Exercise prompt: Copy each line holding the string "this".

Data shown:
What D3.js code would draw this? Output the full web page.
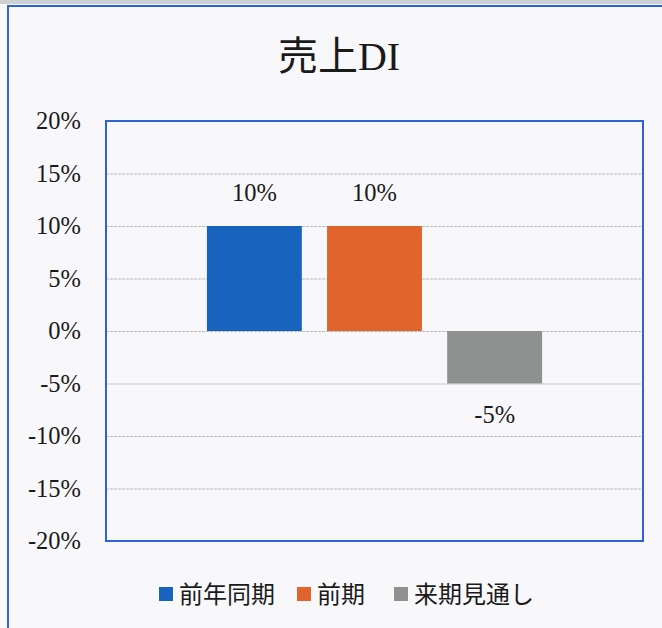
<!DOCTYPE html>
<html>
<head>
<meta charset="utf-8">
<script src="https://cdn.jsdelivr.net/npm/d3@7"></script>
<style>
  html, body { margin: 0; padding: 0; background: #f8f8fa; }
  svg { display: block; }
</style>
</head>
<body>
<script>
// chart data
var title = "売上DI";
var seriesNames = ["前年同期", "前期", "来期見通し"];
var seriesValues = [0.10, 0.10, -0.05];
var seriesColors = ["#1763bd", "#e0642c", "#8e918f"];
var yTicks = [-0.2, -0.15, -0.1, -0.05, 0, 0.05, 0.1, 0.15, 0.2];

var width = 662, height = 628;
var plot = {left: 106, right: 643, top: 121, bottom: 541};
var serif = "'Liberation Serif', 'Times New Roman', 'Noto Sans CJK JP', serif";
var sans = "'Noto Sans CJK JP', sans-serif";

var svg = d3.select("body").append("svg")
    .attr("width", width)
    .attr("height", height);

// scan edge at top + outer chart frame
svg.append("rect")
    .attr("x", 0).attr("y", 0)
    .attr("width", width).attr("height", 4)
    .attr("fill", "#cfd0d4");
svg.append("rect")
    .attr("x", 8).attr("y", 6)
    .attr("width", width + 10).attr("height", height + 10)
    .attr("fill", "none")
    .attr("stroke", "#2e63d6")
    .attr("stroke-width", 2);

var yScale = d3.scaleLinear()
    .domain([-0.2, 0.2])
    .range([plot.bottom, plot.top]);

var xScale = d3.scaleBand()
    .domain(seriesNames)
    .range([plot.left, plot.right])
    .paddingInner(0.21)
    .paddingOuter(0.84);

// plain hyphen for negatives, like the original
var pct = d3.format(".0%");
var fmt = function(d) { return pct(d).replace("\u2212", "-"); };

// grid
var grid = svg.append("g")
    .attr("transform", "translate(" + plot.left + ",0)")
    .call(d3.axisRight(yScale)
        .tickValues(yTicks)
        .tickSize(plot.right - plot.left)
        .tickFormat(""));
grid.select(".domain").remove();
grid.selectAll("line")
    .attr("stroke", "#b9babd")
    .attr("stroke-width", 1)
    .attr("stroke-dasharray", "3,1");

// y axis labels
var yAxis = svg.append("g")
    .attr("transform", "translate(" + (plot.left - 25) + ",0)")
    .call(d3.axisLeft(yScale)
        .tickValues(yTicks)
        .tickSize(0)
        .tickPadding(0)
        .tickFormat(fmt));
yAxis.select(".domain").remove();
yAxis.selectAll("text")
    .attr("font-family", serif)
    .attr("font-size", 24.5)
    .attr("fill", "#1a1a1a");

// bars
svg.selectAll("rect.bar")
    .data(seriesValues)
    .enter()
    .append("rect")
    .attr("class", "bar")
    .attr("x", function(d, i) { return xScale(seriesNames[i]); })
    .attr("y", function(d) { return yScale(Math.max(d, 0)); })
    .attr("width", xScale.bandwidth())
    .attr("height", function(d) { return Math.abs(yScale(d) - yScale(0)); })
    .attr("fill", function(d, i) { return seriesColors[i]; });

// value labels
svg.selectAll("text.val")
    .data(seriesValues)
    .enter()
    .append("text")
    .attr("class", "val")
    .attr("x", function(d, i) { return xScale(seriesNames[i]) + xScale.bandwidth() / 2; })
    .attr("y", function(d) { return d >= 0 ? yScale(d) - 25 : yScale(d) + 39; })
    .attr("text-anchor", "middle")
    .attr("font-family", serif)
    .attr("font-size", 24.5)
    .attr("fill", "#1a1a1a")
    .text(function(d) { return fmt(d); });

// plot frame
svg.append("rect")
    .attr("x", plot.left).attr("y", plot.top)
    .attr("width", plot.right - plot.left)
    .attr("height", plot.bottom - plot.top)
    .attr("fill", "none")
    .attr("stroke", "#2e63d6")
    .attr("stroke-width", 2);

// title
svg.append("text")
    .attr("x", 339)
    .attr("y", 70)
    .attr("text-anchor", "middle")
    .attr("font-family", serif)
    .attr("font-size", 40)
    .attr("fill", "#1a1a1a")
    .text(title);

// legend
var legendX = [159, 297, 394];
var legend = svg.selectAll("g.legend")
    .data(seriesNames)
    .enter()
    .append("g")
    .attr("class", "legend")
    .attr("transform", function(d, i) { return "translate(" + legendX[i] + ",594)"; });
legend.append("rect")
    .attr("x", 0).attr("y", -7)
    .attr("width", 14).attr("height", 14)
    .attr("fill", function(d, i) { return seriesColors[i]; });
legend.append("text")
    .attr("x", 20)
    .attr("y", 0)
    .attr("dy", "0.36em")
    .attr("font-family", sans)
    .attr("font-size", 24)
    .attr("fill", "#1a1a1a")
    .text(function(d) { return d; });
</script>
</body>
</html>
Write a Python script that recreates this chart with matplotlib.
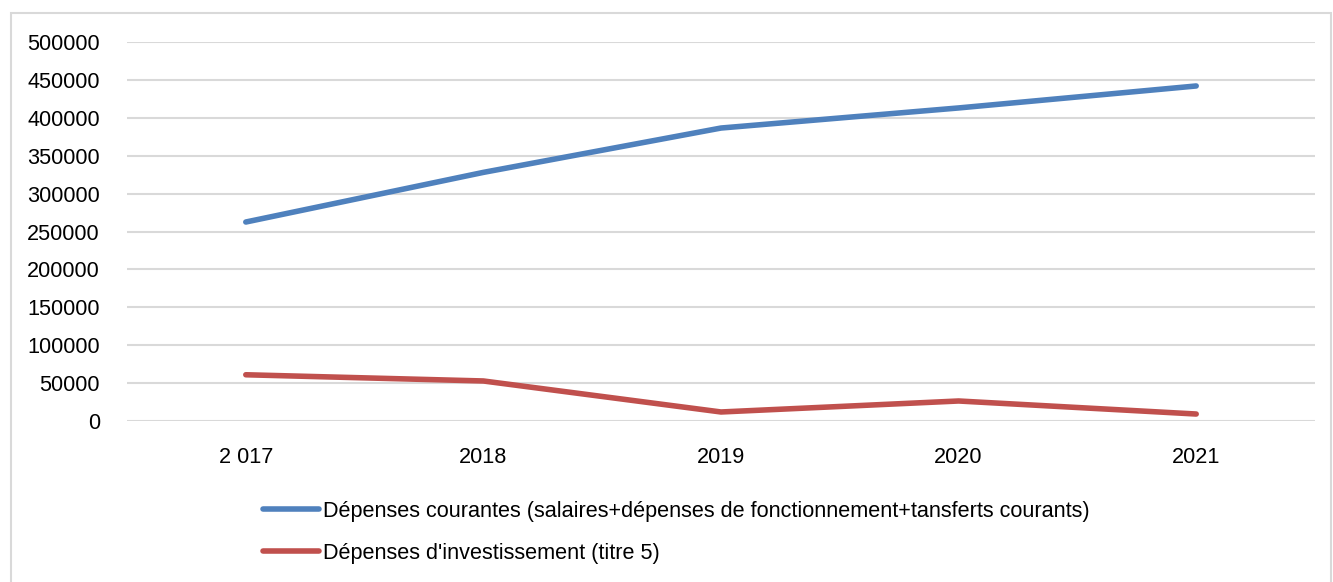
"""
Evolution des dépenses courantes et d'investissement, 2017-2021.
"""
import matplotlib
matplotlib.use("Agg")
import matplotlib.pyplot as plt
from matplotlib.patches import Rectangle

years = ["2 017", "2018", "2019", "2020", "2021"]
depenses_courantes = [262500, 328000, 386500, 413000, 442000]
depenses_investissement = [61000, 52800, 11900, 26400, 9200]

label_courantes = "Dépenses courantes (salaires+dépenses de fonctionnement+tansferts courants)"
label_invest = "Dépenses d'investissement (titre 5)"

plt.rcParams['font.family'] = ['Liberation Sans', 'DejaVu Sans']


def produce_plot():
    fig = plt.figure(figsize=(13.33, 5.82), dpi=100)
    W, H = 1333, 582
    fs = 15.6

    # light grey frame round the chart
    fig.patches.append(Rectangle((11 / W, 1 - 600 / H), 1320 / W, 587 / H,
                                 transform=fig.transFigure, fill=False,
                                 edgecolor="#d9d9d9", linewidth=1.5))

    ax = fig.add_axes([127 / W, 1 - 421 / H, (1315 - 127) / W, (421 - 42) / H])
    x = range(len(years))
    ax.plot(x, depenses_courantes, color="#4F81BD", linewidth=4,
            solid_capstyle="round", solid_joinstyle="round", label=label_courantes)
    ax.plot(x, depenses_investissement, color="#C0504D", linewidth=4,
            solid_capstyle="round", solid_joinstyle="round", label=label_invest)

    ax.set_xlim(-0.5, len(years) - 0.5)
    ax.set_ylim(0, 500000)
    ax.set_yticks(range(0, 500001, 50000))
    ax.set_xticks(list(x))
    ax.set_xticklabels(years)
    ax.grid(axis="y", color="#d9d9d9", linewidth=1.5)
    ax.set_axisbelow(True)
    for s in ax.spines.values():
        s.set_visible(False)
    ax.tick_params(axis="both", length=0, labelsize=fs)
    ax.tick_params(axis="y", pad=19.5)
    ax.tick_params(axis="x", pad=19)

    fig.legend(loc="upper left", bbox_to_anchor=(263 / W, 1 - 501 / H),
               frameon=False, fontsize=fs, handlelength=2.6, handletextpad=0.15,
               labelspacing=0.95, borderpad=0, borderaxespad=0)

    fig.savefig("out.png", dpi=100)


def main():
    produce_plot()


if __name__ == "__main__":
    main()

Final result:
What D3.js code would draw this? Output the full web page.
Write a Python script that recreates this chart with matplotlib.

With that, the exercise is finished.